大学院の学生の頃、いつものように研究室で実験をやっていたときのこと、
後輩が数人どやどやと入ってきた。
つかつかと私の方に近づいてくると
「江端さん!!あなたは何てことを!!」
と、いきなり叱られてしまった。
「な、何かしたっけ?」
とおどおど答えつつ、忙しく最近の失敗ごとを大急ぎで思い浮かべようとしていると
「みんな一生懸命研究をやっているのですよ。その研究室の最年長者たるものが、
ったく、なんてことですか!。立場をわきまえて下さい。」
どうやら冗談ではないらしい。
「す、すまん、反省する。気をつける。」
とひたすら頭を下げて謝った。
「本当に困りますよ。しめしがつきませんからね。
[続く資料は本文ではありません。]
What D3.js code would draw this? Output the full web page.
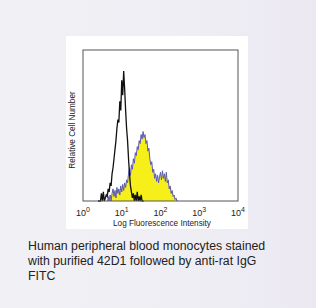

」
と、ぶつぶつ言いながら、立ち去ろうとする後輩の背中に
「あの〜、私は何をしたのだっけ。」
とおそるおそる尋ねると、
「ベル○○○ウ(知る人ぞ知る、京都川端通りの有名なラブホテルの名前)の前に江端
さんのバイクが堂々ととまっているのを見ましたよ。」
「は?」
「江端さんのバイクDT125です。」
「それは、いつのこと?」
「皆でお昼を食べに車でベル○○○ウの前の、餃子の王将に行ってきたときに、目撃し
てしまったのですよ。」
私はその日、報告書をまとめるために、朝早く学校に来ていた。
ちなみにバイクに乗ってきた。
同じバイクが止まっているだけで、疑いをかけられるほど素行は悪くないんだけどなあ。